Republicans have made it clear that they would seek to make Virginia’s Senate race a referendum on Obama’s policies, betting that Kaine’s service at the DNC will serve as a drag on his campaign.
“He has been the loudest cheerleader for the stimulus, for the health-care bill, for all the spending and taxing that has been going on,” said Brian Walsh, a spokesman for the National Republican Senatorial Committee.
As a result, Walsh said, “the rhetorically moderate profile that Tim Kaine tried to craft as governor has been laid bare by his tenure at the DNC the last two years.”
Having won Virginia in 2008 — the first Democrat in 40 years to do so — Obama will again lavish attention and resources on the state in 2012. Democrats expect that the effort will drive their voters to the polls and help propel their Senate candidate to victory.
Rep. Gerald E. Connolly (D-Va.) said that having Obama atop the ticket will be a net positive for Kaine — a benefit that Democrats didn’t have last year, when three of their congressional incumbents lost seats.
“We are going to have almost double the turnout we had last year,” Connolly said. “That’s an entirely different electorate.”
Whichever argument prevails, both parties anticipate a hard-fought contest that will be a magnet for national attention — and cash.
In their 2006 matchup, when Allen, the incumbent, lost to Webb, the two spent more than $20 million combined. Operatives in both parties estimate that Kaine and Allen would easily top $30 million in 2012, and that doesn’t include many millions that would be spent in the state by national party organizations, outside interest groups and the presidential campaigns.

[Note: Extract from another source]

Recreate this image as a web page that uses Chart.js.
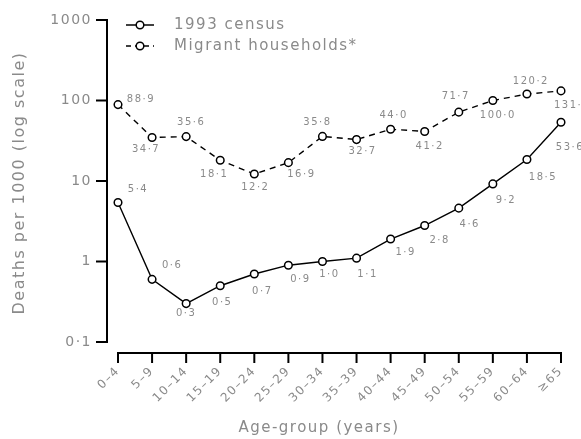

From the right, much of that money would be aimed at painting Kaine as a standard-issue liberal.
Would the charge stick?
In a column in Roll Call on Tuesday, Rothenberg Political Report editor Stuart Rothenberg wrote that “it’s far from clear that [Kaine] is still the political powerhouse that he once was, or that some apparently assume he still is.” After having worked to develop a reputation as a centrist, Rothenberg said, now “Kaine can be easily defined by Republicans as a partisan and easily linked to the president.”